Malcolm Jenkins is one of the best defensive players in football. The Eagles all-pro defense bestowed the captaincy upon him, and he has been protesting during the national anthem as long as Kaepernick. Jenkins’ activism would be depicted as a far bigger “distraction” if he wasn’t wreaking havoc every Sunday. Now, Kaepernick is nowhere near as good of a quarterback as Jenkins is a safety, but he would be a dramatic upgrade on roughly a third of teams in the NFL. Had the Texans signed Kaepernick when their stud rookie got hurt, they may have made the playoffs in the decidedly mediocre AFC South, instead of finishing with the fourth-worst record in football. Bad quarterbacks are a far bigger “distraction” than quarterbacks who protest.

His Protests Cost the League Money

To those who accept that Kaepernick’s football talent qualifies him for the league, yet agree with the owners’ stance, the retreat is to the classic line: “the NFL is a private business, they can hire whomever they want.” True, but the NFL isn’t just any private business.

It’s a “private business” which is granted monopoly protection by the Major League Sports Community Protection Act of 1982. It’s a “private business” which regularly demands that local states and cities pay hundreds of millions of dollars to build new stadiums. It’s a “private business” that, in the most extreme cases, moves franchises like the St. Louis Rams to Los Angeles while still under a taxpayer-funded lease in St. Louis, all in order to make billionaires like Stan Kroenke more money. The NFL simply could not exist in its current iteration without the protection of the United States Congress or by suckling at the teat of taxpayer dollars. Plus, the NFL isn’t losing money.

Yes, TV ratings are on the decline—but that is reflective of the TV industry as a whole. With people cutting cable, ratings are down across the board. Live sports (and award shows) are still the only goldmine remaining for advertisers, and the NFL is gobbling up more and more money on that end. In 2016, the NFL increased the cash they split amongst the teams by ten percent (ironically, the NFL is governed by a communist-style economic system that shares revenue with all 32 teams equally, combined with a hard salary cap which ensures that every team spends roughly the same amount of money).

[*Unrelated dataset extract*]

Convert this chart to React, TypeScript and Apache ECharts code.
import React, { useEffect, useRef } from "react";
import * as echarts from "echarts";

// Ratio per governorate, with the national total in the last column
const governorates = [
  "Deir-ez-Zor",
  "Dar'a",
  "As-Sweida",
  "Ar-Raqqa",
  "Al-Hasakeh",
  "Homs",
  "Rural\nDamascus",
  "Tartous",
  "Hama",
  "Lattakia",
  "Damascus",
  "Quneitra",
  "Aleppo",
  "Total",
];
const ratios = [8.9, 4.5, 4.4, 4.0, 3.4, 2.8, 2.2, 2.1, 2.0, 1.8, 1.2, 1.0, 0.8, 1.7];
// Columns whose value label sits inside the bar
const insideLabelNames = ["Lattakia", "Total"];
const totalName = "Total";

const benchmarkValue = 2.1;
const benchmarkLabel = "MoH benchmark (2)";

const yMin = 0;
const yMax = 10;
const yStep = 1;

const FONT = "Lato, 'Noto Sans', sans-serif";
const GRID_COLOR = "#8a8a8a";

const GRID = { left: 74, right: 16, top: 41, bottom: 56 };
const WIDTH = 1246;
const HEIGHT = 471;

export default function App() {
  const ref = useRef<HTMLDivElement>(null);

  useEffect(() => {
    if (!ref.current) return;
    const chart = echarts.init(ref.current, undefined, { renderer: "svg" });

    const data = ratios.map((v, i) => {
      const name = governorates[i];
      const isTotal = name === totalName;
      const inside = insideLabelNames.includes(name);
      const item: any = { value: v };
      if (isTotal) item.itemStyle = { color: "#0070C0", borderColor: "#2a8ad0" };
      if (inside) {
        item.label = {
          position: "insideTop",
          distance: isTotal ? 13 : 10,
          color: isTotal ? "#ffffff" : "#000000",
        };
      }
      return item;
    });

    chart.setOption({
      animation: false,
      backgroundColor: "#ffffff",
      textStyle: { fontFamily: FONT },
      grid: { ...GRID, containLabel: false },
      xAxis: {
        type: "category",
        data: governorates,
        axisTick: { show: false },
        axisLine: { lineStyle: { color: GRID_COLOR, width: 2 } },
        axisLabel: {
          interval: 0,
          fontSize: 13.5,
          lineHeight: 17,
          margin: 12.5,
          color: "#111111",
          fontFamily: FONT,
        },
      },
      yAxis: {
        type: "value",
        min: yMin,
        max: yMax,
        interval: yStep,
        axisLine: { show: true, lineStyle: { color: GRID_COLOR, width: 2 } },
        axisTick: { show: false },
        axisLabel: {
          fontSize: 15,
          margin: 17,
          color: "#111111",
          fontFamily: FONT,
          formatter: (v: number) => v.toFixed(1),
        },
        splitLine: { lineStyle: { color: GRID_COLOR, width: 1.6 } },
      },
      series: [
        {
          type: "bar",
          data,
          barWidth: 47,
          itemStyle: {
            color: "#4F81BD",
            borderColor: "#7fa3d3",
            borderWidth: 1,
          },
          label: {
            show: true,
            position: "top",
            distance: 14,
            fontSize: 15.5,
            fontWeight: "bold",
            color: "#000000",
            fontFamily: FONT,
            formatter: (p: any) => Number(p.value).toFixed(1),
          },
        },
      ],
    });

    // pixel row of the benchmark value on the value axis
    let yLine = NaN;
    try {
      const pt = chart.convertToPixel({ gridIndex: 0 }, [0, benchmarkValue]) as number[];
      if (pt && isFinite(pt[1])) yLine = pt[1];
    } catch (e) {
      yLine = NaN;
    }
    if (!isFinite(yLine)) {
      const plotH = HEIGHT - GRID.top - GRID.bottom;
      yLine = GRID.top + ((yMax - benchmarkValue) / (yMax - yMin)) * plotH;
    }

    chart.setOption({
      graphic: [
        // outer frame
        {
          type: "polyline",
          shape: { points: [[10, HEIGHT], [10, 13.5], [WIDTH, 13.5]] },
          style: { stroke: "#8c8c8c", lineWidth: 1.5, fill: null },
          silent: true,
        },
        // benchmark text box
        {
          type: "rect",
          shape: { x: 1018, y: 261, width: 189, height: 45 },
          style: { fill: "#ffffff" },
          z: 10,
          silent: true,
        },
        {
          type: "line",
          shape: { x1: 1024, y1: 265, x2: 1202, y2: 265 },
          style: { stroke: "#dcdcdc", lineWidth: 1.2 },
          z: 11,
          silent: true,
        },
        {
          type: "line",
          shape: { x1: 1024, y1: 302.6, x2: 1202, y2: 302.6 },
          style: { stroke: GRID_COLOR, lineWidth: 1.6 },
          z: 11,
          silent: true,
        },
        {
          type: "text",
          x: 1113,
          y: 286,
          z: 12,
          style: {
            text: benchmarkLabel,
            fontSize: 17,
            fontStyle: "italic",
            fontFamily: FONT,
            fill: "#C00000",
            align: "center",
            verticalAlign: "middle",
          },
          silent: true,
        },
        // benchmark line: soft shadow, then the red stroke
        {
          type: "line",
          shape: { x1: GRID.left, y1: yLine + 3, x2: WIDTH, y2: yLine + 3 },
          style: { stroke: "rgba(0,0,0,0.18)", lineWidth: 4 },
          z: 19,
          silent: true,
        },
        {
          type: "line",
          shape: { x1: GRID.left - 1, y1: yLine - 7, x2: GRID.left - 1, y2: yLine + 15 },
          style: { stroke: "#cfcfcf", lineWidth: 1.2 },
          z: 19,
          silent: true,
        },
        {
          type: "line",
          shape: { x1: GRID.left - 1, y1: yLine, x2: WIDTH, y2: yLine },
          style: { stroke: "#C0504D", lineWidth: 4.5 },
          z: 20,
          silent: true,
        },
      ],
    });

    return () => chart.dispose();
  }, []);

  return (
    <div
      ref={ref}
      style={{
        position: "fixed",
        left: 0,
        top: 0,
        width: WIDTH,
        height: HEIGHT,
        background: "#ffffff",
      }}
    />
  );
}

Last year, the NFL made $14 billion. Sponsorship revenue was up six percent. The Carolina Panthers just sold for a whopping $2.3 billion, easily eclipsing Steve Ballmer’s $1 billion purchase of the Los Angeles Clippers for the most expensive sports franchise sale in American history. Anyone who thinks that the NFL is in serious financial peril isn’t paying attention, and that apparently includes some NFL owners.

Last month, the New York Times obtained leaked audio from the NFL’s meetings with the players union, and it illuminated why the NFL is in disarray right now. Buffalo Bills owner Terry Pegula emerged as the poster child for the owners’ childish panic over the protests, saying “All Donald needs to do is to start to do this again. We need some kind of immediate plan because of what’s going on in society. All of us now, we need to put a Band-Aid on what’s going on in the country.”

Yesterday, word leaked that the NFL is considering “leaving it up to home team on whether teams come out for the anthem; if teams do come out for the anthem, potential that teams could be assessed 15-yard penalties for kneeling.” This moronic enforcement of political beliefs inside of an apolitical game is emblematic of the emaciated ideology held dear by at least a controlling number of NFL owners. Of course, this wasn’t the final solution the owners landed on, as the policy they are instituting is “if players are on sideline, will stand. But players may choose to stay in the locker room if they prefer not to stand.” NFL reporter Benjamin Allbright summed up the stupidity behind this decision on Twitter.

Revenues are increasing, the game is as popular as it has ever been, sports gambling was just legalized (which will benefit football more than any other sport) and on the whole, the rest of America’s sports leagues would kill to have the NFL’s problems. Instead, the NFL is governed by a collection of billionaires who refuse to play by anyone’s rules other than their own, which seemingly change depending on their mood. Colin Kaepernick is the nail in the coffin proving beyond a shadow of a doubt that the only coherent brand the NFL has is hypocrisy.